I swear that being a parent is the craziest roller coaster in the world.
My daughter is sick yet again, for the third week out of four weeks. This time with a nasty cold and again with a fever hitting above 104. She was up at midnight night crying inconsolably. Probably because she was tired but couldn’t sleep, scared because she couldn’t breathe, and angry because Mama couldn’t fix it. She was screaming and crying, and I was crying because I couldn’t help her. And I was tired because I haven’t once slept through the night in the past month. And it was midnight. And I was thinking, “I don’t know if I can do this anymore.”

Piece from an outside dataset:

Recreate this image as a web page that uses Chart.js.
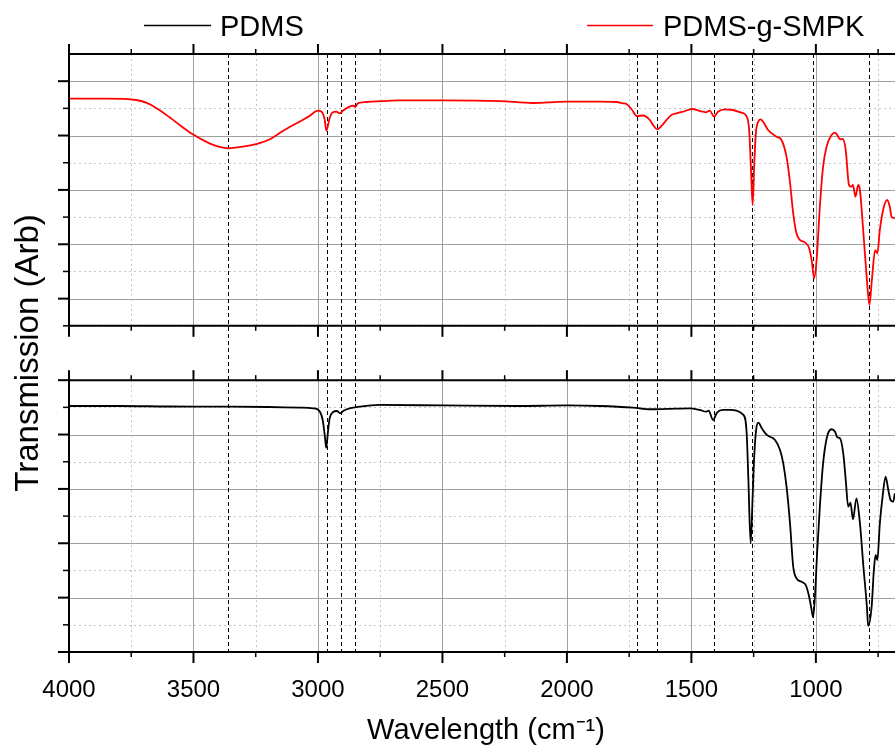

Then, morning came. And the sun was shining. And my daughter woke up feeling a bit better. And she hugged me tight and said “Lub you” in her little, hoarse, stuffy-nosed voice. And I thought, “I don’t know what I ever did before this.”
My daughter is sick, yet again. Fever spiked up to 105.7 last night. Hives covering her entire body including her face, and it makes me want to weep every time I look at her. No sleep for many nights due to fever and hives. One car with a busted transmission even though it only has 60,000 miles. The other car I used to sideswipe a parked car in the street in front of the doctor’s office today. Hey, my sick daughter was crying in the back and did I mention I am tired.
All I can say is that life is being a real dick right now. So if I don’t return phone calls or clean my house, or if I polish off an entire bags of chips in one sitting (hypothetically of course) or yell at inanimate objects (also hypothetically)… don’t blame me, blame life.